Vyacheslav Skoromnov

Personal information
- Full name: Vyacheslav Skoromnov
- Nationality: Uzbekistan Qatar
- Born: 2 March 1974 (age 52) Andijan, Uzbek SSR, Soviet Union
- Height: 1.70 m (5 ft 7 in)
- Weight: 81 kg (179 lb)

Sport
- Sport: Shooting
- Event(s): 10 m air rifle (AR60) 50 m rifle prone (FR60PR) 50 m rifle 3 positions (FR3X40)
- Coached by: Aleksandr Seffarov

Medal record
Men's shooting
Representing Uzbekistan
Asian Championships
| Gold medal – first place | 2004 Kuala Lumpur | FR60PR |
| Silver medal – second place | 2004 Kuala Lumpur | AR60 |

= Vyacheslav Skoromnov =

Qatari sport shooter

Vyacheslav Skoromnov (Вячеслав Скоромнов; born 2 March 1974 in Andijan) is an Uzbek-born Qatari sport shooter. He has been selected to compete for his native Uzbekistan in rifle shooting at the 2004 Summer Olympics, and has achieved a total of two medals, a gold and a silver, and numerous top ten finishes in a major international competition, spanning the Asian Games (1998 to 2014), and the Asian Championships. Currently living in Doha, Qatar since 2010, Skoromnov holds his dual citizenship to compete internationally in shooting.
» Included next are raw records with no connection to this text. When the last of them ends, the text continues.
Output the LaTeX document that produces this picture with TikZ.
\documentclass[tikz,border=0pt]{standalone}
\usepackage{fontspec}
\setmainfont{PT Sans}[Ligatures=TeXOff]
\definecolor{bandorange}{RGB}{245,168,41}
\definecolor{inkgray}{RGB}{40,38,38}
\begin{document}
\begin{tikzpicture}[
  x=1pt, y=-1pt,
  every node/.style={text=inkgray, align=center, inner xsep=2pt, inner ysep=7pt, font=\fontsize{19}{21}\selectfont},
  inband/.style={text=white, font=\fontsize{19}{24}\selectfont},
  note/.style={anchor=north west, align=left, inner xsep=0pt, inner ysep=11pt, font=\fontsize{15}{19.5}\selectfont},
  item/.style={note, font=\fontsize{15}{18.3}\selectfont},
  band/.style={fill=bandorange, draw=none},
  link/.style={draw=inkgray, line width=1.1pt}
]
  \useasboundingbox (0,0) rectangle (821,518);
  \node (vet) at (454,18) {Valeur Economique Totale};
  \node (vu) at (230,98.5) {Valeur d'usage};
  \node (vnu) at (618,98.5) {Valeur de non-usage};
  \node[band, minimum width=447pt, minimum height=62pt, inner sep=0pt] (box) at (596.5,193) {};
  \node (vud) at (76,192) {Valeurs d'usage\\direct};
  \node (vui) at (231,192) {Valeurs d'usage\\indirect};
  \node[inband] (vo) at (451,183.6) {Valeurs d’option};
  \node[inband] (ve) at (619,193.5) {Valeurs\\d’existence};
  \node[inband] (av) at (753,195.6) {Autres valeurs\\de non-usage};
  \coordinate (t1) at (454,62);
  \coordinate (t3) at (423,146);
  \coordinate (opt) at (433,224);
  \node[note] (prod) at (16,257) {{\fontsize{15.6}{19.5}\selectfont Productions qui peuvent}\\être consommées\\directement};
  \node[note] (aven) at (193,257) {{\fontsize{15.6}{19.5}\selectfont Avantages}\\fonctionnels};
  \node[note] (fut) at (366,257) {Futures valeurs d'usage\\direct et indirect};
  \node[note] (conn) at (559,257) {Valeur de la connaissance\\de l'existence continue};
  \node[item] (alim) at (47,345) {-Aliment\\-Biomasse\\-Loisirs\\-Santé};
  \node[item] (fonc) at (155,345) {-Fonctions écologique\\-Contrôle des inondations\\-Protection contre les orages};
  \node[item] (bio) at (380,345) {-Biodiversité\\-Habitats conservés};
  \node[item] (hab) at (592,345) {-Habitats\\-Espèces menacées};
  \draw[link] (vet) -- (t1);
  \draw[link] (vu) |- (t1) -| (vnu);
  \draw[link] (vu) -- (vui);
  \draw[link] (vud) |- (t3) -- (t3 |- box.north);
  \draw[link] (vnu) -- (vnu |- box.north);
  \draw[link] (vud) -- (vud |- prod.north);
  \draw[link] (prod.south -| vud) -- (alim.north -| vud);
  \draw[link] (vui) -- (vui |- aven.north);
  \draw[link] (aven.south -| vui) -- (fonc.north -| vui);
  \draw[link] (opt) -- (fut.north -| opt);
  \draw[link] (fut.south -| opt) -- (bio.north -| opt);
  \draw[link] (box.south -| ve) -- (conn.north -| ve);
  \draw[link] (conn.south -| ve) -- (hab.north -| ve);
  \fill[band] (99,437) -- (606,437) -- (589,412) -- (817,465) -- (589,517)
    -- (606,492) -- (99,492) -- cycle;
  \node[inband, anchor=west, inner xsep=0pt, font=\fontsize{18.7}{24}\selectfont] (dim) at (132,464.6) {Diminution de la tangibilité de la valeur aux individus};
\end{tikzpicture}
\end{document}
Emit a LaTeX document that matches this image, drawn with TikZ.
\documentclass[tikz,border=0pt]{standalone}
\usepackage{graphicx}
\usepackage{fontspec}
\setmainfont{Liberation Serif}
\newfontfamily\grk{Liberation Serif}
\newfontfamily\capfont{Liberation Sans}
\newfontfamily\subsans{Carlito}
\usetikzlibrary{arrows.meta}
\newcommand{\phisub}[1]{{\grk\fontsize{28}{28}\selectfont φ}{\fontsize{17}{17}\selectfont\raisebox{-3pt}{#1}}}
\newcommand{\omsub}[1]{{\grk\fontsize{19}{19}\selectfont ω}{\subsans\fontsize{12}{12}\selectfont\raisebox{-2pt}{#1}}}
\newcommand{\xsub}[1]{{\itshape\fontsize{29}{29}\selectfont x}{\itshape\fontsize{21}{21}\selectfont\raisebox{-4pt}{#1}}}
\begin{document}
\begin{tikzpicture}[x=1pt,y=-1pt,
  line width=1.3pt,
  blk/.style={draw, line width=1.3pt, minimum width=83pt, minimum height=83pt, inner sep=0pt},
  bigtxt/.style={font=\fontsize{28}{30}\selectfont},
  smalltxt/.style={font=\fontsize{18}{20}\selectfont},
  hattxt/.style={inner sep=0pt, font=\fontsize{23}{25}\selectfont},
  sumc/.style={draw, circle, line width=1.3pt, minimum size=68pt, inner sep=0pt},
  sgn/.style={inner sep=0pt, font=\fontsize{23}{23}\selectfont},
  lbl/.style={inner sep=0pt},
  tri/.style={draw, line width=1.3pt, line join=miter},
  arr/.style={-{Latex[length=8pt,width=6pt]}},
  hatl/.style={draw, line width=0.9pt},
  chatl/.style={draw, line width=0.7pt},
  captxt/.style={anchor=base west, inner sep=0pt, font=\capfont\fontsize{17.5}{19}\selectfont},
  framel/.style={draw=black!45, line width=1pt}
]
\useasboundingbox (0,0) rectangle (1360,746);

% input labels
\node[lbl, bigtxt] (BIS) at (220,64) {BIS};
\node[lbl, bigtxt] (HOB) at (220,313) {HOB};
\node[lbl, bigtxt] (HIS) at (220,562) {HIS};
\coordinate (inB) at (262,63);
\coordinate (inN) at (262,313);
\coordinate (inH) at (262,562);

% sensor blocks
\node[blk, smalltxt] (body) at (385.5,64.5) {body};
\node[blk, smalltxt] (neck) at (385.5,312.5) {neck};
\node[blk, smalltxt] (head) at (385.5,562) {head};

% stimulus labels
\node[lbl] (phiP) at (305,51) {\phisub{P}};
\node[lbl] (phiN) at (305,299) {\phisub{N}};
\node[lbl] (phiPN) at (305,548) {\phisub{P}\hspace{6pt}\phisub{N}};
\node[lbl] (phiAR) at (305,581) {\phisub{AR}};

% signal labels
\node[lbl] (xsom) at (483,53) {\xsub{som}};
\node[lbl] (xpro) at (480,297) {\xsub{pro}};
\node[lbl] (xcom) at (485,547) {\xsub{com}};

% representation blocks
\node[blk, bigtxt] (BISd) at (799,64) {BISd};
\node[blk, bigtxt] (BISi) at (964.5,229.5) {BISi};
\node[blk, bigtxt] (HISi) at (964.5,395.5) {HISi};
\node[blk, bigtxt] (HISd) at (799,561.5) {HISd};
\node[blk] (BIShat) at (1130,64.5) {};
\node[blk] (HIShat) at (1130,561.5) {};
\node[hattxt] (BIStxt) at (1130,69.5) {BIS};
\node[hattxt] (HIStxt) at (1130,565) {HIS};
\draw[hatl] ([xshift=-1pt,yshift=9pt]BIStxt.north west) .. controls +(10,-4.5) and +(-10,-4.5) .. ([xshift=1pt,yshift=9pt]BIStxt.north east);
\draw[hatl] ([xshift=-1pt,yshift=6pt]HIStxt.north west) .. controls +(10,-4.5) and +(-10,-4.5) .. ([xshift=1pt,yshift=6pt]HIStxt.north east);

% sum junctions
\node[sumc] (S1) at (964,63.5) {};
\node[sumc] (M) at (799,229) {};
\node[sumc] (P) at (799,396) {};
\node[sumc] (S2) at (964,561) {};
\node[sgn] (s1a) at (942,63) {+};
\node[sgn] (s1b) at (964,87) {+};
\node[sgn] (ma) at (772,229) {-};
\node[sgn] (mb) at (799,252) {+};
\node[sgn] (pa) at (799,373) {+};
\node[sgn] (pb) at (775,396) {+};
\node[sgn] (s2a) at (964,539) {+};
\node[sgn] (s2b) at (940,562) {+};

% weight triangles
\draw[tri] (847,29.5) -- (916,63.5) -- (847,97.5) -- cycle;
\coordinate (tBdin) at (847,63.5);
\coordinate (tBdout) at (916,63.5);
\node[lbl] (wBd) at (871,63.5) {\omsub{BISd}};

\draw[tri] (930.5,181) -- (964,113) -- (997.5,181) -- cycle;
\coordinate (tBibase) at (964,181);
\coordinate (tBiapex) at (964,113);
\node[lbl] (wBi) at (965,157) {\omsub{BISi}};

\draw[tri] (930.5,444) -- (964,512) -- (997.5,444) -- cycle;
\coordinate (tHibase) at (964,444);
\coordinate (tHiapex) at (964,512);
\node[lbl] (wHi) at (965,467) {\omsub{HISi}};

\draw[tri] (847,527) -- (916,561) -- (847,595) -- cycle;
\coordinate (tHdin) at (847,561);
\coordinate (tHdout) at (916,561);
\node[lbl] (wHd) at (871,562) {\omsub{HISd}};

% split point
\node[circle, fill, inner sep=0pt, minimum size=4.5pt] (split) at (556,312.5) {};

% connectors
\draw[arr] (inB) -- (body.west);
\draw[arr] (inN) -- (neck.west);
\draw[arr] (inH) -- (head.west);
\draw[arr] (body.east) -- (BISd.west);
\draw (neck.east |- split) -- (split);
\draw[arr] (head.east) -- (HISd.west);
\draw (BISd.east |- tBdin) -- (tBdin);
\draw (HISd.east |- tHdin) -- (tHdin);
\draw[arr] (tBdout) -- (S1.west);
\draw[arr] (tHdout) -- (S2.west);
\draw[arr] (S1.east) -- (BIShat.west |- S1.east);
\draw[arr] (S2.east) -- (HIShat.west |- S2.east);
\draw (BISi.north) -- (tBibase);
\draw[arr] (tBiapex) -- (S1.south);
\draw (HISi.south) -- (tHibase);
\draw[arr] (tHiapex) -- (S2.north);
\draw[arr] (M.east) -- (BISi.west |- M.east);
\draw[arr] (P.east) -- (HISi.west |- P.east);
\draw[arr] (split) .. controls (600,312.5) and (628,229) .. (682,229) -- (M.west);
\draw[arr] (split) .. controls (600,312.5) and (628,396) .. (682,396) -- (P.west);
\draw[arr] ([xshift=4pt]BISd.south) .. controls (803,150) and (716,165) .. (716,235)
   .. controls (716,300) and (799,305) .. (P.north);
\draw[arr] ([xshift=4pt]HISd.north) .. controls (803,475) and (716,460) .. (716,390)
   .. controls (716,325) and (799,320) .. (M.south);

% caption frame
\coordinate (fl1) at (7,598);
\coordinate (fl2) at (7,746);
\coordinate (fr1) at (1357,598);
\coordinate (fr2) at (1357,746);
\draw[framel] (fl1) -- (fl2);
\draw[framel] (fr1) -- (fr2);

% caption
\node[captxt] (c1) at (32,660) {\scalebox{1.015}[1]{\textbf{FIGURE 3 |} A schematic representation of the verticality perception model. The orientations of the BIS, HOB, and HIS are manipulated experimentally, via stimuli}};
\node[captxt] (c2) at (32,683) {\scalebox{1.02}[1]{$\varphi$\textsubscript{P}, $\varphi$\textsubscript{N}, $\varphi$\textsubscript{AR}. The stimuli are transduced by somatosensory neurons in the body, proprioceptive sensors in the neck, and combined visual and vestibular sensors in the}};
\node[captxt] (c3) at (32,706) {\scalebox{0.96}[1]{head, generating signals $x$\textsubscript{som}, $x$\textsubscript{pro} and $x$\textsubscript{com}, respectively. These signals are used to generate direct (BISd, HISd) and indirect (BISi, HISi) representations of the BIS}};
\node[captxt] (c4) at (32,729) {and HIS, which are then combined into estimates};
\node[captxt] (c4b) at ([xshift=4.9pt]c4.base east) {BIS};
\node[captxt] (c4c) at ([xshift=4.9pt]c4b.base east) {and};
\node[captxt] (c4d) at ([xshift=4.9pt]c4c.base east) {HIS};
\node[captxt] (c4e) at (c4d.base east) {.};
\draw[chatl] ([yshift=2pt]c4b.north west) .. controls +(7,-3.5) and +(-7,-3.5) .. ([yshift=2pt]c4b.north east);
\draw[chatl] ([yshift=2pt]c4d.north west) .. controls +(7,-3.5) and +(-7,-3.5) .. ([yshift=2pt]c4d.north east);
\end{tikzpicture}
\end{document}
Skoromnov qualified for his native Uzbek squad in rifle shooting at the 2004 Summer Olympics in Athens. Having registered a minimum qualifying score of 597, he chased China's eventual Olympic champion Jia Zhanbo through a single-point lead to take the gold medal and fill in the Olympic quota place for Uzbekistan at the Asian Championships in Kuala Lumpur, Malaysia few months earlier. Skoromnov started off with the 10 m air rifle, where he shot a steady 592 out of a possible 600 to tie for eighteenth with three other shooters. Four days later, Skoromnov came up with an ill-fated aim to get 591 points in the qualifying round of his signature event, the 50 m rifle prone, that saw him toppling down the leaderboard to a twenty-fourth in a 46-shooter field. In his third and last event, the 50 m rifle 3 positions, Skoromnov marked a scintillating 394 in prone, 380 in standing, and 387 in kneeling to collect a total score of 1161 points and tie for twelfth place with two-time Olympian Timothy Lowndes of Australia and Olympic silver medalist Christian Lusch of Germany, having been close to an Olympic final by just three points.